- **PROMPT**: All lines from the top of the records below through the line holding "62, 25, 31];", and only those, should be printed exactly, minus the pictures.

-- Start EXERCISE DATA --

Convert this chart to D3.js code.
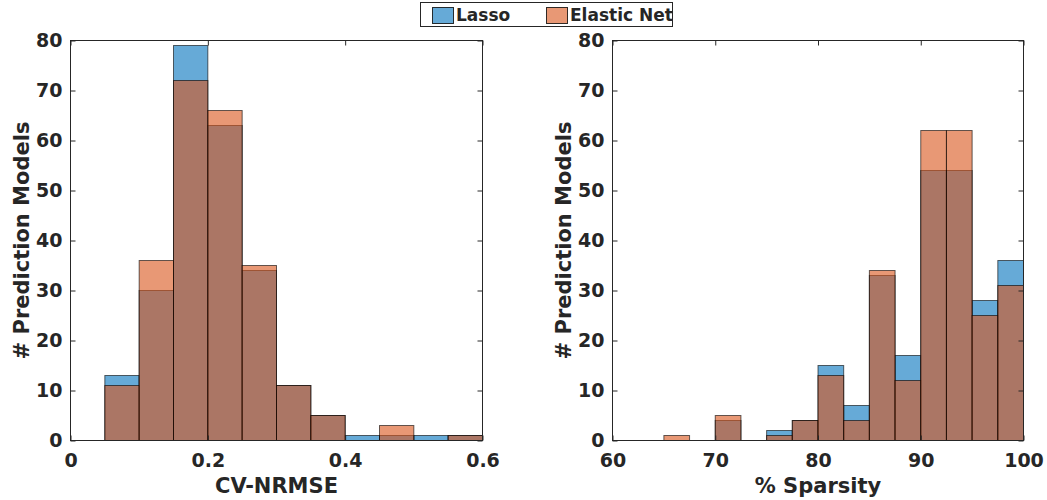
<!DOCTYPE html>
<html>
<head>
<meta charset="utf-8">
<script src="https://cdn.jsdelivr.net/npm/d3@7"></script>
<style>
  body { margin: 0; background: #fff; }
  text { font-family: "DejaVu Sans", sans-serif; font-weight: bold; fill: #262626; }
</style>
</head>
<body>
<div id="chart"></div>
<script>
// bin edges and counts
const nrmseEdges = [0.05, 0.1, 0.15, 0.2, 0.25, 0.3, 0.35, 0.4, 0.45, 0.5, 0.55, 0.6];
const nrmseLasso = [13, 30, 79, 63, 34, 11, 5, 1, 1, 1, 1];
const nrmseElastic = [11, 36, 72, 66, 35, 11, 5, 0, 3, 0, 1];

const sparsityEdges = [65, 67.5, 70, 72.5, 75, 77.5, 80, 82.5, 85, 87.5, 90, 92.5, 95, 97.5, 100];
const sparsityLasso = [0, 0, 4, 0, 2, 4, 15, 7, 33, 17, 54, 54, 28, 36];
const sparsityElastic = [1, 0, 5, 0, 1, 4, 13, 4, 34, 12, 62, 62, 25, 31];

const yTicks = [0, 10, 20, 30, 40, 50, 60, 70, 80];
const nrmseTicks = [0, 0.2, 0.4, 0.6];
const sparsityTicks = [60, 70, 80, 90, 100];

const seriesNames = ["Lasso", "Elastic Net"];
const seriesColors = ["#0072BD", "#D95319"];

const W = 1047, H = 500;
const svg = d3.select("#chart").append("svg")
  .attr("width", W)
  .attr("height", H);

const plotTop = 40.5, plotBottom = 440.5;

const panel = (left, right, xDomain, xTicks, xFmt, edges, lasso, elastic, xLabel) => {
  let x = d3.scaleLinear().domain(xDomain).range([left, right]);
  let y = d3.scaleLinear().domain([0, 80]).range([plotBottom, plotTop]);
  let g = svg.append("g");

  [lasso, elastic].forEach((counts, s) => {
    let bins = counts
      .map((c, i) => ({ c: c, x0: edges[i], x1: edges[i + 1] }))
      .filter(b => b.c > 0);
    g.selectAll(null)
      .data(bins)
      .enter()
      .append("rect")
      .attr("x", b => x(b.x0))
      .attr("y", b => y(b.c))
      .attr("width", b => x(b.x1) - x(b.x0))
      .attr("height", b => y(0) - y(b.c))
      .attr("fill", seriesColors[s])
      .attr("fill-opacity", 0.6)
      .attr("stroke", "#000")
      .attr("stroke-opacity", 0.6)
      .attr("stroke-width", 1);
  });

  // box
  g.append("rect")
    .attr("x", left).attr("y", plotTop)
    .attr("width", right - left).attr("height", plotBottom - plotTop)
    .attr("fill", "none").attr("stroke", "#262626").attr("stroke-width", 1);

  let tl = 5;
  g.append("g").attr("transform", `translate(0,${plotBottom})`)
    .call(d3.axisBottom(x).tickValues(xTicks).tickSize(-tl).tickPadding(13).tickFormat(xFmt))
    .call(a => a.select(".domain").remove());
  g.append("g").attr("transform", `translate(0,${plotTop})`)
    .call(d3.axisTop(x).tickValues(xTicks).tickSize(-tl).tickFormat(""))
    .call(a => a.select(".domain").remove());
  g.append("g").attr("transform", `translate(${left},0)`)
    .call(d3.axisLeft(y).tickValues(yTicks).tickSize(-tl).tickPadding(8))
    .call(a => a.select(".domain").remove());
  g.append("g").attr("transform", `translate(${right},0)`)
    .call(d3.axisRight(y).tickValues(yTicks).tickSize(-tl).tickFormat(""))
    .call(a => a.select(".domain").remove());

  g.selectAll(".tick line").attr("stroke", "#262626");
  g.selectAll(".tick text")
    .attr("font-family", "DejaVu Sans, sans-serif")
    .attr("font-weight", "bold")
    .attr("font-size", 19)
    .attr("fill", "#262626");

  g.append("text")
    .attr("x", (left + right) / 2)
    .attr("y", 493)
    .attr("text-anchor", "middle")
    .attr("font-size", 21)
    .text(xLabel);

  g.append("text")
    .attr("transform", `translate(${left - 42},${(plotTop + plotBottom) / 2}) rotate(-90)`)
    .attr("text-anchor", "middle")
    .attr("font-size", 21)
    .text("# Prediction Models");
};

panel(70.5, 482.5, [0, 0.6], nrmseTicks, d => d === 0 ? "0" : d3.format(".1f")(d),
  nrmseEdges, nrmseLasso, nrmseElastic, "CV-NRMSE");
panel(612.5, 1023.5, [60, 100], sparsityTicks, d => d,
  sparsityEdges, sparsityLasso, sparsityElastic, "% Sparsity");

// legend
const leg = svg.append("g");
leg.append("rect")
  .attr("x", 420.5).attr("y", 2.5).attr("width", 252).attr("height", 24)
  .attr("fill", "#fff").attr("stroke", "#262626").attr("stroke-width", 1);
const legX = [432, 546];
seriesNames.forEach((name, i) => {
  leg.append("rect")
    .attr("x", legX[i] + 0.5).attr("y", 7.5).attr("width", 21).attr("height", 16)
    .attr("fill", seriesColors[i]).attr("fill-opacity", 0.6)
    .attr("stroke", "#000").attr("stroke-opacity", 0.8);
  leg.append("text")
    .attr("x", legX[i] + 24).attr("y", 21)
    .attr("font-size", 17)
    .text(name);
});
</script>
</body>
</html>
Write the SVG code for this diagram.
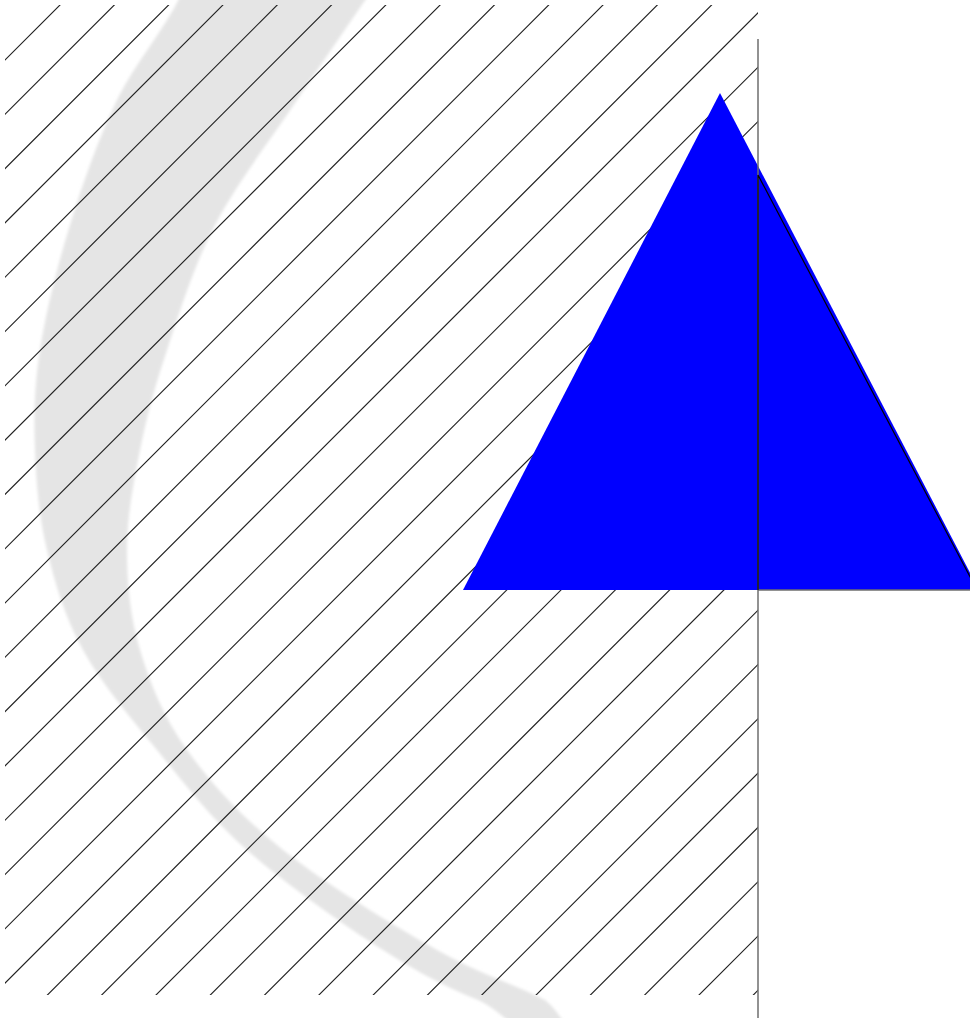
<svg xmlns="http://www.w3.org/2000/svg" width="970" height="1018" viewBox="0 0 970 1018">
  <style>
    .hatch { fill: none; stroke: #222222; stroke-width: 1.15; }
    .arc { fill: #e5e5e5; stroke: none; }
    .tri { fill: #0000ff; stroke: none; }
    .axis { fill: none; stroke: #6e6e6e; stroke-width: 1.5; }
    .edge { fill: none; stroke: #000000; stroke-width: 1.2; }
  </style>
  <defs>
    <clipPath id="hatchClip">
      <rect x="5" y="5" width="753" height="990"/>
    </clipPath>
    <filter id="soft" x="-5%" y="-5%" width="110%" height="110%">
      <feGaussianBlur stdDeviation="1.6"/>
    </filter>
  </defs>
  <rect x="0" y="0" width="970" height="1018" fill="#ffffff"/>
  <g id="crescent">
    <path class="arc" filter="url(#soft)" d="M187,-20 C173.7,20 136.5,59.2 117,100 C97.5,140.8 82.8,183.3 70,225 C57.2,266.7 45.8,312.5 40,350 C34.2,387.5 33.8,416.7 35,450 C36.2,483.3 39,516.7 47,550 C55,583.3 64.7,616.7 83,650 C101.3,683.3 129.7,716.7 157,750 C184.3,783.3 209.3,816.7 247,850 C284.7,883.3 343.7,925 383,950 C422.3,975 446.8,987 478,1000 C500,1010 515,1030 535,1040 L578,1040 C565,1028 560,1012 545,1000 C516.2,985 481.5,975 437,950 C392.5,925 324.7,883.3 283,850 C241.3,816.7 210.8,783.3 187,750 C163.2,716.7 150,683.3 140,650 C130,616.7 127,583.3 127,550 C127,516.7 133.3,483.3 140,450 C146.7,416.7 154.5,387.5 167,350 C179.5,312.5 193.3,266.7 215,225 C236.7,183.3 269.7,140.8 297,100 C324.3,59.2 351.7,20 379,-20 Z"/>
  </g>
  <g id="hatching" clip-path="url(#hatchClip)">
    <path class="hatch" d="M-935,1000 L65,0 M-880.7,1000 L119.3,0 M-826.4,1000 L173.6,0 M-772.1,1000 L227.9,0 M-717.8,1000 L282.2,0 M-663.5,1000 L336.5,0 M-609.2,1000 L390.8,0 M-554.9,1000 L445.1,0 M-500.6,1000 L499.4,0 M-446.3,1000 L553.7,0 M-392,1000 L608,0 M-337.7,1000 L662.3,0 M-283.4,1000 L716.6,0 M-229.1,1000 L770.9,0 M-174.8,1000 L825.2,0 M-120.5,1000 L879.5,0 M-66.2,1000 L933.8,0 M-11.9,1000 L988.1,0 M42.4,1000 L1042.4,0 M96.7,1000 L1096.7,0 M151,1000 L1151,0 M205.3,1000 L1205.3,0 M259.6,1000 L1259.6,0 M313.9,1000 L1313.9,0 M368.2,1000 L1368.2,0 M422.5,1000 L1422.5,0 M476.8,1000 L1476.8,0 M531.1,1000 L1531.1,0 M585.4,1000 L1585.4,0 M639.7,1000 L1639.7,0 M694,1000 L1694,0 M748.3,1000 L1748.3,0"/>
  </g>
  <g id="triangle">
    <polygon class="tri" points="720,93 463,590 979,590"/>
  </g>
  <g id="axis">
    <line class="axis" x1="758" y1="39" x2="758" y2="1018"/>
    <line class="axis" x1="758" y1="590" x2="970" y2="590"/>
  </g>
  <g id="outline">
    <polyline class="edge" points="758,590 758,175 977,590"/>
  </g>
</svg>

-- End EXERCISE DATA --

- **TASK SOLUTION**:
Convert this chart to D3.js code.
<!DOCTYPE html>
<html>
<head>
<meta charset="utf-8">
<script src="https://cdn.jsdelivr.net/npm/d3@7"></script>
<style>
  body { margin: 0; background: #fff; }
  text { font-family: "DejaVu Sans", sans-serif; font-weight: bold; fill: #262626; }
</style>
</head>
<body>
<div id="chart"></div>
<script>
// bin edges and counts
const nrmseEdges = [0.05, 0.1, 0.15, 0.2, 0.25, 0.3, 0.35, 0.4, 0.45, 0.5, 0.55, 0.6];
const nrmseLasso = [13, 30, 79, 63, 34, 11, 5, 1, 1, 1, 1];
const nrmseElastic = [11, 36, 72, 66, 35, 11, 5, 0, 3, 0, 1];

const sparsityEdges = [65, 67.5, 70, 72.5, 75, 77.5, 80, 82.5, 85, 87.5, 90, 92.5, 95, 97.5, 100];
const sparsityLasso = [0, 0, 4, 0, 2, 4, 15, 7, 33, 17, 54, 54, 28, 36];
const sparsityElastic = [1, 0, 5, 0, 1, 4, 13, 4, 34, 12, 62, 62, 25, 31];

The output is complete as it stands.